NEW YORK (Reuters) - Credit Suisse Group is getting out of the U.S. equity retail market-making business by the end of the first quarter after failing to gain enough scale to justify continuing, the bank confirmed on Tuesday.
The decision was part of Credit Suisse’s ongoing review of its investment banking business and does not affect the rest of its retail execution services operations, the Swiss bank said in a statement. Credit Suisse also runs Crossfinder, the largest U.S. non-exchange stock-trading platform, or “dark pool.”
“Credit Suisse is constantly assessing how to best create efficiencies for our franchise and our clients. We remain committed to continuing to provide our clients with a top-tier offering,” the bank said.
Retail market makers facilitate trading by using their own capital to buy stock orders from retail brokerages while attempting to profit off of the spread between the bid and offer prices, often earning just pennies at a time, making scale important. Market makers usually pay to access retail orders because executing those orders tends to be more profitable than making markets for professional traders. But if the price of a stock moves in the wrong direction before the market maker can offload it, the profits evaporate.
The payments can be lucrative for retail brokers. TD Ameritrade Holding Corp made $304 million off of them last year.
Regulators have been probing whether retail brokers have been sending their clients’ orders to the market makers willing to pay them the most money, rather than those that will give the best price to the end client. [ID:nL1N0V92T4]
A Credit Suisse spokeswoman said scrutiny around payment for order flow did not influence the bank’s decision.
Competition in market making is fierce. Credit Suisse entered the business in 2011, but never broke into the ranks of the top market-making firms, which include KCG Holdings Inc, Citadel Securities, UBS Group AG, Citigroup Inc, Susquehanna International Group, and Two Sigma Securities.
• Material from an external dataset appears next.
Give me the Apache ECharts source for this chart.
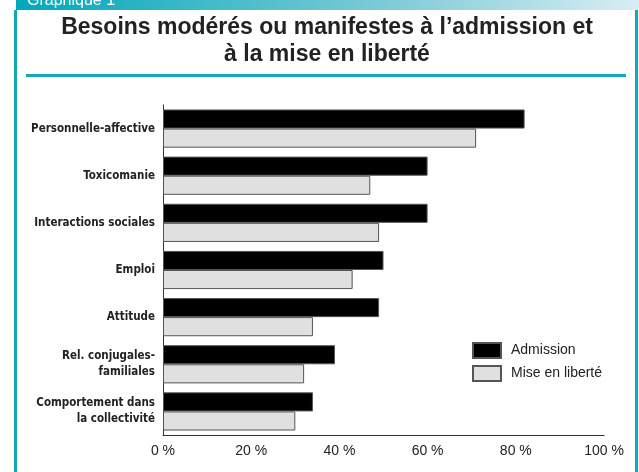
<!DOCTYPE html>
<html>
<head>
<meta charset="utf-8">
<script src="https://cdn.jsdelivr.net/npm/echarts@6/dist/echarts.min.js"></script>
<style>html,body{margin:0;padding:0;background:#fff}#c{width:639px;height:472px}</style>
</head>
<body>
<div id="c"></div>
<script>
const categories = ['Personnelle-affective','Toxicomanie','Interactions sociales','Emploi','Attitude','Rel. conjugales-\nfamiliales','Comportement dans\nla collectivité'];
const admission = [82,60,60,50,49,39,34];
const release = [71,47,49,43,34,32,30];
const xTicks = [0,20,40,60,80,100];
const seriesNames = ['Admission','Mise en liberté'];
const titleText = 'Besoins modérés ou manifestes à l’admission et\nà la mise en liberté';
const headerText = 'Graphique 1';

const chart = echarts.init(document.getElementById('c'), null, {renderer:'canvas'});
const teal = '#12a8b8';
chart.setOption({
  backgroundColor:'#fff',
  animation:false,
  title:{
    text:titleText,
    left:322, top:9, textAlign:'center',
    textStyle:{fontFamily:'Liberation Sans', fontWeight:'bold', fontSize:23, lineHeight:27, color:'#222'}
  },
  legend:{
    orient:'vertical', left:467, top:337, itemWidth:28, itemHeight:15, itemGap:6,
    icon:'rect',
    data:seriesNames,
    textStyle:{fontFamily:'Liberation Sans', fontSize:14, color:'#222', padding:[0,0,0,5]}
  },
  grid:{left:163, right:35, top:105, bottom:37, containLabel:false},
  xAxis:{
    type:'value', min:xTicks[0], max:xTicks[xTicks.length-1], interval:20,
    axisLine:{show:true, lineStyle:{color:'#333', width:1}},
    axisTick:{show:false}, splitLine:{show:false},
    axisLabel:{formatter:'{value} %', margin:9, fontFamily:'Liberation Sans', fontSize:14, color:'#222'}
  },
  yAxis:{
    type:'category', data:categories, inverse:true,
    axisLine:{show:true, lineStyle:{color:'#333', width:1}},
    axisTick:{show:false},
    axisLabel:{margin:8, fontFamily:'DejaVu Sans Condensed', fontWeight:'bold', fontSize:11.5, lineHeight:16, color:'#222', align:'right'}
  },
  series:[
    {name:seriesNames[0], type:'bar', data:admission, barGap:'0%', barCategoryGap:'19%',
     itemStyle:{color:'#000', borderColor:'#555', borderWidth:1}},
    {name:seriesNames[1], type:'bar', data:release, barGap:'0%', barCategoryGap:'19%',
     itemStyle:{color:'#e0e0e0', borderColor:'#555', borderWidth:1}}
  ],
  graphic:[
    {type:'rect', left:16, top:0, shape:{x:0,y:0,width:623,height:10},
     style:{fill:new echarts.graphic.LinearGradient(0,0,1,0,[{offset:0,color:'#00a8b9'},{offset:0.6,color:'#7fcbd8'},{offset:1,color:'#d8eef3'}])}, z:10},
    {type:'text', x:27, y:9, style:{text:headerText, fill:'#fff', font:'16px "Liberation Sans"', verticalAlign:'bottom'}, z:11},
    {type:'rect', shape:{x:14,y:10,width:3,height:462}, style:{fill:teal}, z:10},
    {type:'rect', shape:{x:635,y:10,width:3,height:462}, style:{fill:teal}, z:10},
    {type:'rect', shape:{x:26,y:74,width:600,height:3}, style:{fill:teal}, z:10}
  ]
});
</script>
</body>
</html>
The five employees in Credit Suisse’s retail market-making division will be redeployed, while the bank’s agency-led unit will act as a middleman for clients, taking their orders and sending them to firms that do make markets.
Although big retail brokerages such as TD Ameritrade, Charles Schwab Corp, and E*Trade Financial Corp did not use Credit Suisse’s market-making services in the fourth quarter of 2014, several smaller firms did send the bank a significant portion of their retail orders, according to regulatory filings.